The next decision in time is Judge Jacobs’ decision in YA v SSWP [2022] UKUT 143 (AAC). Like TR’s case in these proceedings, YA concerned an appeal as a result of the MH LEAP exercise. By the time the appeal was before the Tribunal RJ had also been decided. The appeal in the Upper Tribunal was a supported appeal and the judgment does not detail the full underlying facts of the case. For present purposes, it suffices to say that Judge Jacobs accepted the submission of the Secretary of State that the Tribunal in that case had erred in law because it had on appeal, following the Secretary of State’s decision on the LEAP exercise, dealt with the appeal as if it was an appeal only against a decision of 2019, when in fact the Secretary of State’s decision on the LEAP exercise had refused to revise two previous decision, one in 2017 and one in 2019. Purportedly applying PH and SM, the case was remitted to the Tribunal to reconsider the case as an appeal against the 2017 decision.

101.

Next is a decision of Judge Hemingway in JN v SSWP (UA-2022-000051-PIP). This was another appeal arising out of the MH/RJ LEAP exercise. The Tribunal had regarded itself as limited only to considering whether the original decision was in error in the light of the subsequent decisions in MH and RJ. The Secretary of State apparently agreed that the Tribunal had erred in that respect, and so did Judge Hemingway. Without referring to any of the authorities that we have set out above, he concluded at [16] that a Tribunal, “when considering on appeal a decision made as a consequence of a review in light of the decisions in MH and RJ, is not restricted to simply considering whether the decision under challenge ought to have been different as a result of what was said in those decisions of the Upper Tribunal. Other appellate authorities may be considered. The F-tT was simply standing in the shoes of the original decision-maker who had made the decision under appeal, and this required it reach its own decision on all matters before it whether of fact or law”. Thus, it appears that Judge Hemingway’s reading of the legislation, apparently free of authority, was the same reading at which we have arrived on this appeal.

102.

Next is GJ v SSWP (PIP) [2022] UKUT 340 (AAC), a decision of Judge Wikeley. This was another appeal arising out of the MH/RJ LEAP exercise. Judge Wikeley referred with approval to Judge Poole’s analysis of the law in PH and SM: see [34]. The First-tier Tribunal in the decision under appeal in that case had directed itself that it needed to be satisfied that there was an official error or other ground for an “any time” revision before it could consider the appeal on its merits. It directed itself that it was not sufficient if the claimant had raised an arguable case of official error: see [37]. Judge Wikeley held that the First-tier Tribunal’s self-direction in this respect was correct and dismissed the appeal on that ground: see [38]-[39]. Judge Wikeley thus applied Judge Poole’s decision in PH and SM as he understood it to be, without adding any further reasoning.
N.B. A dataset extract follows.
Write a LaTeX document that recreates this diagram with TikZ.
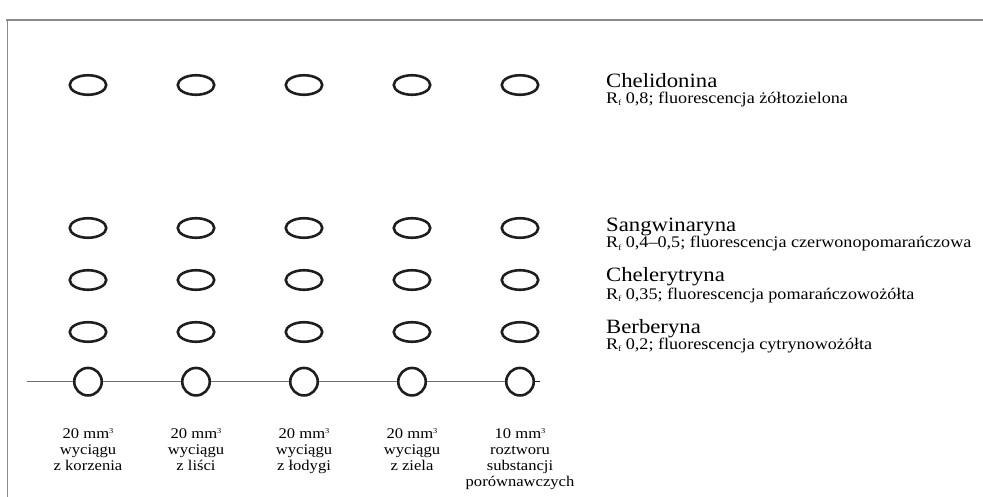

It does not appear that he heard submissions on the correctness or otherwise of this aspect of Judge Poole’s analysis. We consider his decision to be flawed for the same reasons that we have already set out above in relation to PH and SM. Judge Wikeley went on to consider whether the Tribunal had taken the correct approach to the Adesina principle in asking itself whether it should extend time for appealing the original 2017 decision in that case well beyond the original 13-month time limit and, as we have previously noted, questioned whether the Adesina principle could properly apply in this area. We do not need to concern ourselves on this appeal with that aspect of his decision.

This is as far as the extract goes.